EXERCISE DETAILS
What lines of the data hold the string "script"? Pull each one out.

GIVEN RECORDS
---

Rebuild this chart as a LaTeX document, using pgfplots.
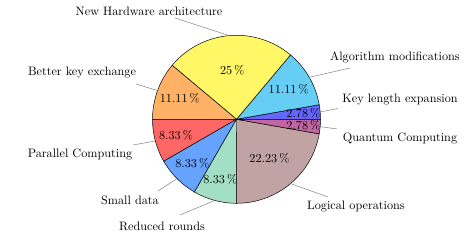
\documentclass[border=0pt]{standalone}
\usepackage{pgfplots}
\pgfplotsset{compat=1.18}
\begin{document}
\begin{tikzpicture}
% pie centre (cx,cy) and radius r, in axis units (1 unit = 1 px of the 471x241 reference)
\def\cx{236.5}\def\cy{121.7}\def\r{84}
\begin{axis}[
  scale only axis, width=386pt, height=197.5pt,
  xmin=0, xmax=471, ymin=0, ymax=241,
  hide axis, clip=false,
]
\path (axis cs:0,0) rectangle (axis cs:471,241);
% slices: cumulative percentages (start:end), counter-clockwise from 0 degrees
% Key length expansion 2.78, Algorithm modifications 11.11, New Hardware architecture 25,
% Better key exchange 11.11, Parallel Computing 8.33, Small data 8.33, Reduced rounds 8.33,
% Logical operations 22.23, Quantum Computing 2.78
\addplot[draw=black, fill=blue!60, domain=0:2.78, samples=5, variable=\t]
  ({\cx+\r*cos(3.6*t)}, {\cy+\r*sin(3.6*t)}) -- (axis cs:\cx,\cy) -- cycle;
\addplot[draw=black, fill=cyan!60, domain=2.78:13.89, samples=20, variable=\t]
  ({\cx+\r*cos(3.6*t)}, {\cy+\r*sin(3.6*t)}) -- (axis cs:\cx,\cy) -- cycle;
\addplot[draw=black, fill=yellow!60, domain=13.89:38.89, samples=40, variable=\t]
  ({\cx+\r*cos(3.6*t)}, {\cy+\r*sin(3.6*t)}) -- (axis cs:\cx,\cy) -- cycle;
\addplot[draw=black, fill=orange!60, domain=38.89:50.00, samples=20, variable=\t]
  ({\cx+\r*cos(3.6*t)}, {\cy+\r*sin(3.6*t)}) -- (axis cs:\cx,\cy) -- cycle;
\addplot[draw=black, fill=red!60, domain=50.00:58.33, samples=15, variable=\t]
  ({\cx+\r*cos(3.6*t)}, {\cy+\r*sin(3.6*t)}) -- (axis cs:\cx,\cy) -- cycle;
\addplot[draw=black, fill=blue!60!cyan!60, domain=58.33:66.66, samples=15, variable=\t]
  ({\cx+\r*cos(3.6*t)}, {\cy+\r*sin(3.6*t)}) -- (axis cs:\cx,\cy) -- cycle;
\addplot[draw=black, fill=cyan!60!yellow!60, domain=66.66:74.99, samples=15, variable=\t]
  ({\cx+\r*cos(3.6*t)}, {\cy+\r*sin(3.6*t)}) -- (axis cs:\cx,\cy) -- cycle;
\addplot[draw=black, fill=red!60!cyan!60, domain=74.99:97.22, samples=35, variable=\t]
  ({\cx+\r*cos(3.6*t)}, {\cy+\r*sin(3.6*t)}) -- (axis cs:\cx,\cy) -- cycle;
\addplot[draw=black, fill=red!60!blue!60, domain=97.22:100, samples=5, variable=\t]
  ({\cx+\r*cos(3.6*t)}, {\cy+\r*sin(3.6*t)}) -- (axis cs:\cx,\cy) -- cycle;

% percentage labels (midangle, distance factor)
\node at (axis cs:{\cx+\r*0.80*cos(5)},{\cy+\r*0.80*sin(5)}) {2.78\,\%};
\node at (axis cs:{\cx+\r*0.718*cos(30)},{\cy+\r*0.718*sin(30)}) {11.11\,\%};
\node at (axis cs:{\cx+\r*0.582*cos(95)},{\cy+\r*0.582*sin(95)}) {25\,\%};
\node at (axis cs:{\cx+\r*0.718*cos(160)},{\cy+\r*0.718*sin(160)}) {11.11\,\%};
\node at (axis cs:{\cx+\r*0.745*cos(195)},{\cy+\r*0.745*sin(195)}) {8.33\,\%};
\node at (axis cs:{\cx+\r*0.745*cos(225)},{\cy+\r*0.745*sin(225)}) {8.33\,\%};
\node at (axis cs:{\cx+\r*0.745*cos(255)},{\cy+\r*0.745*sin(255)}) {8.33\,\%};
\node at (axis cs:{\cx+\r*0.61*cos(310)},{\cy+\r*0.61*sin(310)}) {22.23\,\%};
\node at (axis cs:{\cx+\r*0.80*cos(355)},{\cy+\r*0.80*sin(355)}) {2.78\,\%};

% pin lines
\addplot[gray, thin] coordinates {(175,223) (229.2,205.4)};
\addplot[gray, thin] coordinates {(350,173) (309.2,163.7)};
\addplot[gray, thin] coordinates {(338,132.5) (320.2,129)};
\addplot[gray, thin] coordinates {(337,112) (320.2,114.4)};
\addplot[gray, thin] coordinates {(328,44) (290.5,57.4)};
\addplot[gray, thin] coordinates {(180,26) (214.8,40.6)};
\addplot[gray, thin] coordinates {(158,50) (177,62.3)};
\addplot[gray, thin] coordinates {(133,96) (155.4,100)};
\addplot[gray, thin] coordinates {(136,157) (157.6,150.4)};

% slice names
\node at (axis cs:149,230) {New Hardware architecture};
\node at (axis cs:395,184) {Algorithm modifications};
\node at (axis cs:400,141) {Key length expansion};
\node at (axis cs:400,103) {Quantum Computing};
\node at (axis cs:356,34) {Logical operations};
\node at (axis cs:162,15) {Reduced rounds};
\node at (axis cs:130,41) {Small data};
\node at (axis cs:80,87) {Parallel Computing};
\node at (axis cs:82,168) {Better key exchange};
\end{axis}
\end{tikzpicture}
\end{document}
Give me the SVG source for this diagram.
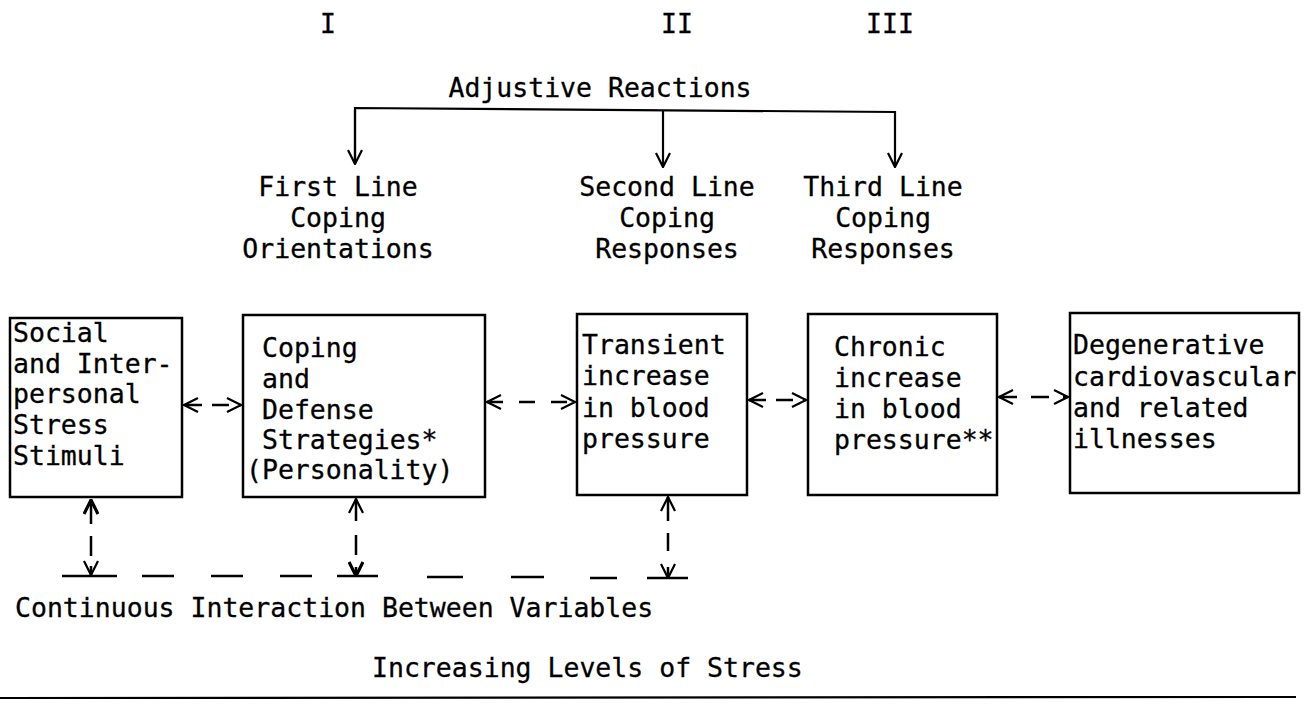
<svg xmlns="http://www.w3.org/2000/svg" width="1309" height="708" viewBox="0 0 1309 708">
<style>
text{font-family:"DejaVu Sans Mono","Liberation Mono",monospace;font-size:26.5px;fill:#000;stroke:#000;stroke-width:0.3}
.box{fill:#fff;stroke:#000;stroke-width:2.5}
.ln{stroke:#000;stroke-width:2.2;fill:none}
.dash{stroke:#000;stroke-width:2.5;fill:none}
.c{text-anchor:middle}
</style>
<defs>
<marker id="ah" viewBox="0 0 16 16" refX="15" refY="8" markerWidth="16" markerHeight="16" markerUnits="userSpaceOnUse" orient="auto-start-reverse">
<path d="M1,1 L15,8 L1,15" fill="none" stroke="#000" stroke-width="2.2"/>
</marker>
<marker id="ahb" viewBox="0 0 16 16" refX="15" refY="8" markerWidth="16" markerHeight="16" markerUnits="userSpaceOnUse" orient="auto-start-reverse">
<path d="M1,1 L15,8 L1,15" fill="none" stroke="#000" stroke-width="3.2"/>
</marker>
</defs>
<g id="numerals">
<text x="328" y="33" class="c">I</text>
<text x="677" y="33" class="c">II</text>
<text x="890" y="33" class="c">III</text>
</g>
<g id="adjustive">
<text x="600" y="97" class="c">Adjustive Reactions</text>
</g>
<g id="first-line">
<text x="338" y="196" class="c">First Line</text>
<text x="338" y="227" class="c">Coping</text>
<text x="338" y="258" class="c">Orientations</text>
</g>
<g id="second-line">
<text x="667" y="196" class="c">Second Line</text>
<text x="667" y="227" class="c">Coping</text>
<text x="667" y="258" class="c">Responses</text>
</g>
<g id="third-line">
<text x="883" y="196" class="c">Third Line</text>
<text x="883" y="227" class="c">Coping</text>
<text x="883" y="258" class="c">Responses</text>
</g>
<g id="box-stimuli">
<rect class="box" x="10" y="318" width="172" height="179"/>
<text x="13" y="342">Social</text>
<text x="13" y="373">and Inter-</text>
<text x="13" y="403">personal</text>
<text x="13" y="434">Stress</text>
<text x="13" y="465">Stimuli</text>
</g>
<g id="box-coping">
<rect class="box" x="243" y="315" width="242" height="182"/>
<text x="262" y="357">Coping</text>
<text x="262" y="388">and</text>
<text x="262" y="419">Defense</text>
<text x="262" y="449">Strategies*</text>
<text x="246" y="479">(Personality)</text>
</g>
<g id="box-transient">
<rect class="box" x="577" y="314" width="170" height="181"/>
<text x="582" y="354">Transient</text>
<text x="582" y="385">increase</text>
<text x="582" y="417">in blood</text>
<text x="582" y="448">pressure</text>
</g>
<g id="box-chronic">
<rect class="box" x="808" y="314" width="189" height="181"/>
<text x="834" y="356">Chronic</text>
<text x="834" y="387">increase</text>
<text x="834" y="418">in blood</text>
<text x="834" y="449">pressure**</text>
</g>
<g id="box-degenerative">
<rect class="box" x="1070" y="313" width="229" height="180"/>
<text x="1073" y="354">Degenerative</text>
<text x="1073" y="386">cardiovascular</text>
<text x="1073" y="417">and related</text>
<text x="1073" y="448">illnesses</text>
</g>
<g id="continuous">
<text x="15" y="617">Continuous Interaction Between Variables</text>
</g>
<g id="increasing">
<text x="372" y="677">Increasing Levels of Stress</text>
</g>
<g id="connectors">
<polyline class="ln" points="355,163 355,108 895,112 895,167" marker-end="url(#ah)"/>
<polyline class="ln" points="355,110 355,164" marker-end="url(#ah)"/>
<line class="ln" x1="663" y1="110" x2="663" y2="167" marker-end="url(#ah)"/>
<line class="dash" x1="184" y1="405" x2="241" y2="405" stroke-dasharray="17 10" stroke-dashoffset="-1" marker-start="url(#ah)" marker-end="url(#ah)"/>
<line class="dash" x1="487" y1="402" x2="575" y2="402" stroke-dasharray="16 16" marker-start="url(#ah)" marker-end="url(#ah)"/>
<line class="dash" x1="749" y1="400" x2="806" y2="400" stroke-dasharray="17 10" marker-start="url(#ah)" marker-end="url(#ah)"/>
<line class="dash" x1="999" y1="397" x2="1068" y2="397" stroke-dasharray="18 14" marker-start="url(#ah)" marker-end="url(#ah)"/>
<line class="dash" x1="91" y1="500" x2="91" y2="575" stroke-dasharray="24 12 20 10 30" marker-start="url(#ahb)" marker-end="url(#ah)"/>
<line class="dash" x1="356" y1="499" x2="356" y2="576" stroke-dasharray="22 14 20 12 30" marker-start="url(#ah)" marker-end="url(#ahb)"/>
<line class="dash" x1="668" y1="497" x2="668" y2="578" stroke-dasharray="24 12 18 16 30" marker-start="url(#ah)" marker-end="url(#ah)"/>
<path class="dash" d="M62,576 H117 M142,576 H174 M211,576 H243 M280,576 H312 M337,576 H378 M427,577 H463 M511,577 H544 M590,578 H617 M647,578 H688"/>
<line class="ln" x1="0" y1="698" x2="1296" y2="697"/>
</g>
</svg>
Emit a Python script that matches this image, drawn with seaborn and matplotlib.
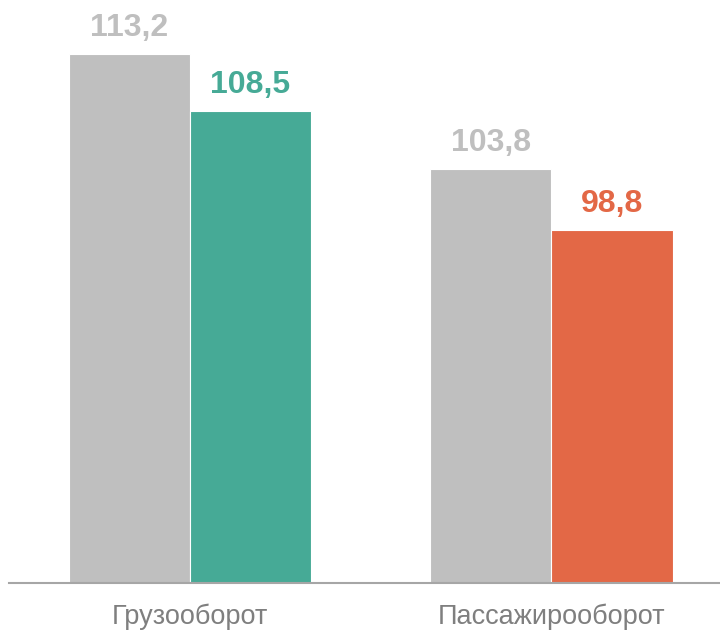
import matplotlib
matplotlib.use("Agg")
import matplotlib.pyplot as plt
import pandas as pd
import seaborn as sns

categories = ["Грузооборот", "Пассажирооборот"]
prev_values = [113.2, 103.8]
curr_values = [108.5, 98.8]
series = ["prev", "curr"]

grey = "#bfbfbf"
curr_colors = ["#46aa96", "#e36846"]

df = pd.DataFrame({
    "category": categories * 2,
    "series": [series[0]] * 2 + [series[1]] * 2,
    "value": prev_values + curr_values,
})

sns.set_style("white")
plt.rcParams["font.family"] = ["Liberation Sans", "DejaVu Sans"]

fig = plt.figure(figsize=(7.2, 6.3), dpi=100)
ax = fig.add_axes([0.0125, 0.0746, 0.9875, 0.9254])

sns.barplot(data=df, x="category", y="value", hue="series", order=categories,
            hue_order=series, width=0.67, gap=0, legend=False, ax=ax,
            palette=[grey, grey], saturation=1, edgecolor="white", linewidth=0.8)

# color the current-year bars per group and add value labels
for i, container in enumerate(ax.containers):
    for j, bar in enumerate(container):
        if i == 1:
            bar.set_facecolor(curr_colors[j])
            col = curr_colors[j]
        else:
            col = grey
        val = bar.get_height()
        ax.annotate(f"{val:.1f}".replace(".", ","),
                    (bar.get_x() + bar.get_width() / 2, val),
                    xytext=(0, 8), textcoords="offset points",
                    ha="center", va="bottom", fontsize=23, fontweight="bold",
                    color=col)

ax.set_ylim(70, 117.6)
ax.set_xlim(-0.5, 1.466)
ax.set_xlabel("")
ax.set_ylabel("")
ax.set_yticks([])
for s in ["top", "right", "left"]:
    ax.spines[s].set_visible(False)
ax.spines["bottom"].set_color("#a6a6a6")
ax.spines["bottom"].set_linewidth(1.5)
ax.tick_params(axis="x", length=0, pad=15, labelsize=19.5, labelcolor="#7f7f7f")

fig.savefig("out.png", dpi=100)
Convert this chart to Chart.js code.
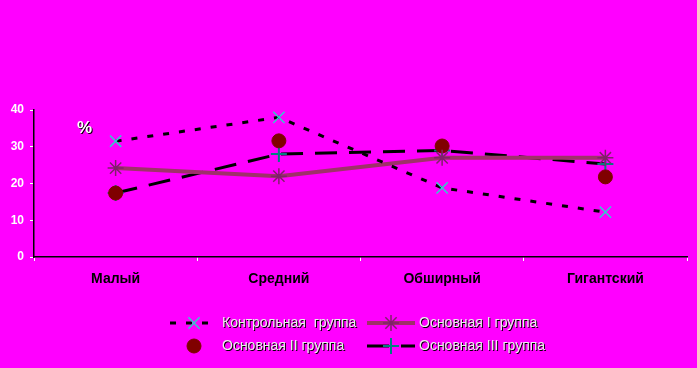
<!DOCTYPE html>
<html>
<head>
<meta charset="utf-8">
<script src="https://cdn.jsdelivr.net/npm/chart.js@4"></script>
<style>
  html, body { margin: 0; padding: 0; background: #ff00ff; }
  #wrap { width: 697px; height: 368px; }
</style>
</head>
<body>
<div id="wrap"><canvas id="chart" width="697" height="368"></canvas></div>
<script>
// Data
const categories = ['Малый', 'Средний', 'Обширный', 'Гигантский'];
const yTicks = [0, 10, 20, 30, 40];
const control = [31.5, 38, 18.8, 12.2];
const mainI = [24.2, 22, 27, 27];
const mainII = [17.4, 31.6, 30.2, 21.8];
const mainIII = [17.4, 28, 29, 25.3];

// Draws "%" label and the two-row legend from dataset styles
const extras = {
    id: 'extras',
    afterDraw(chart) {
        const ctx = chart.ctx;
        ctx.save();
        ctx.font = 'bold 17px "Liberation Sans", Arial, sans-serif';
        ctx.textBaseline = 'middle';
        ctx.fillStyle = '#000';
        ctx.fillText('%', 78, 129);
        ctx.fillStyle = '#fff';
        ctx.fillText('%', 77, 128);

        const rows = [
            { ds: 0, x: 170, y: 323 },
            { ds: 1, x: 367, y: 323 },
            { ds: 2, x: 170, y: 346 },
            { ds: 3, x: 367, y: 346 }
        ];
        ctx.font = '14px "Liberation Sans", Arial, sans-serif';
        rows.forEach(r => {
            const d = chart.data.datasets[r.ds];
            const w = 48;
            if (d.showLine !== false) {
                ctx.strokeStyle = d.borderColor;
                ctx.lineWidth = d.borderWidth;
                ctx.setLineDash(d.borderDash || []);
                ctx.beginPath();
                ctx.moveTo(r.x, r.y);
                ctx.lineTo(r.x + w, r.y);
                ctx.stroke();
                ctx.setLineDash([]);
            }
            ctx.fillStyle = d.pointBackgroundColor;
            ctx.strokeStyle = d.pointBorderColor;
            ctx.lineWidth = d.pointBorderWidth;
            Chart.helpers.drawPoint(ctx, {
                pointStyle: d.pointStyle,
                radius: d.pointRadius,
                borderWidth: d.pointBorderWidth
            }, r.x + 24, r.y);
            ctx.fillStyle = '#000';
            ctx.fillText(d.label, r.x + 53, r.y + 1);
            ctx.fillStyle = '#eee';
            ctx.fillText(d.label, r.x + 52, r.y);
        });
        ctx.restore();
    }
};

new Chart(document.getElementById('chart').getContext('2d'), {
    type: 'line',
    data: {
        labels: categories,
        datasets: [
            {
                label: 'Контрольная  группа',
                data: control,
                borderColor: '#000',
                borderWidth: 3,
                borderDash: [6, 10],
                pointStyle: 'crossRot',
                pointRadius: 8,
                pointBorderWidth: 1.5,
                pointBorderColor: '#33cccc',
                pointBackgroundColor: '#33cccc'
            },
            {
                label: 'Основная I группа',
                data: mainI,
                borderColor: '#a0306a',
                borderWidth: 4,
                pointStyle: 'star',
                pointRadius: 8,
                pointBorderWidth: 1.5,
                pointBorderColor: '#80206a',
                pointBackgroundColor: '#80206a'
            },
            {
                label: 'Основная II группа',
                data: mainII,
                showLine: false,
                borderColor: '#800000',
                pointStyle: 'circle',
                pointRadius: 7,
                pointBorderWidth: 1,
                pointBorderColor: '#800000',
                pointBackgroundColor: '#800000'
            },
            {
                label: 'Основная III группа',
                data: mainIII,
                borderColor: '#000',
                borderWidth: 3,
                borderDash: [22, 12],
                pointStyle: 'cross',
                pointRadius: 8,
                pointBorderWidth: 2,
                pointBorderColor: '#008080',
                pointBackgroundColor: '#008080'
            }
        ]
    },
    options: {
        responsive: false,
        animation: false,
        layout: { padding: { top: 110, right: 7, left: 0, bottom: 0 } },
        plugins: {
            legend: { display: false },
            tooltip: { enabled: false }
        },
        scales: {
            x: {
                offset: true,
                border: { color: '#000', width: 1.5 },
                grid: { offset: true, drawOnChartArea: false, drawTicks: true, tickLength: 4, color: '#fff' },
                ticks: {
                    color: '#000',
                    padding: 10,
                    font: { family: '"Liberation Sans", Arial, sans-serif', size: 14, weight: 'bold' }
                },
                afterFit: s => { s.height = 111; }
            },
            y: {
                min: 0,
                max: 40,
                afterBuildTicks: s => { s.ticks = yTicks.map(v => ({ value: v })); },
                border: { color: '#000', width: 1.5 },
                grid: { drawOnChartArea: false, drawTicks: true, tickLength: 4, color: '#fff' },
                ticks: {
                    color: '#fff',
                    padding: 6,
                    font: { family: '"Liberation Sans", Arial, sans-serif', size: 12, weight: 'bold' }
                },
                afterFit: s => { s.width = 34; }
            }
        }
    },
    plugins: [extras]
});
</script>
</body>
</html>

---

ANSWER
Emit a Python script that matches this image, drawn with seaborn and matplotlib.
<script src="https://cdn.jsdelivr.net/npm/chart.js@4"></script>
<script>
</script>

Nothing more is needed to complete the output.